Defining Project Success

I read a blog recently on the definition of project success and was surprised by the definition. The definition, based on Pier’s experience with agile development, is when the customer is happy and when the project team is happy and satisfied. I will probably be vilified for this, but I disagree. A project can be very successful and the project team miserable. I don’t recommend it, but it is true. The project is paid for by someone. That person or persons defines the success criteria. Whether they use that criteria or not is a different issue, but let us assume they do. If you meet those criteria, success; if not, failure. Further, depending on those criteria, it is possible for degrees of success or failure.

It may seem incorrect to discount the project teams opinion and I personally do strive to keep my teams happy whenever possible. Many time I have had the experience to be on projects I hated. We all get them. The military is practically comprised of doing projects people do not want or like to do: ditch digging, latrine duty, kitchen duty, patrols, and so on. The corporate world has the same. Some of the most common ones that I have seen are report generation, end of month / quarter / year tasks, the entire Year2K problem, and the management quid-pro-quo deal (in which a manager agrees to lend a team to do something for another manager). As a manager, I have assigned projects to teams knowing they would be unhappy, but the work needed to be done.

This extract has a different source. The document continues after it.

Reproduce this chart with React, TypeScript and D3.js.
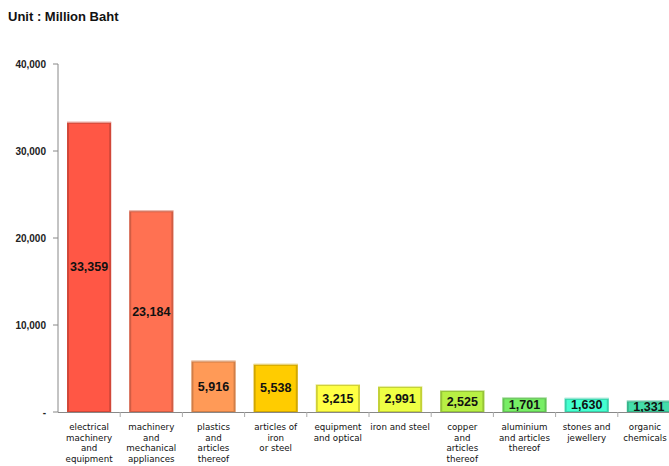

I will even go further. I have seen vastly successful projects in which the client was not happy or satisfied. This happens frequently in world of finance IT. Many clients frequently expect miraculous turn around times, clairvoyant development teams, and the ability to absorb feature creep without any impact to delivery schedules. Many of the tasks are not even what the client really wants, but what they need to support settlement or legal & compliance. The project team & the client see it as a necessary evil and delaying their whizz-bang new feature.

So what’s my point? Not all projects are the result of client wants, but the result of client needs. These projects also need to be successful, but very few will make the project team happy or the client happy.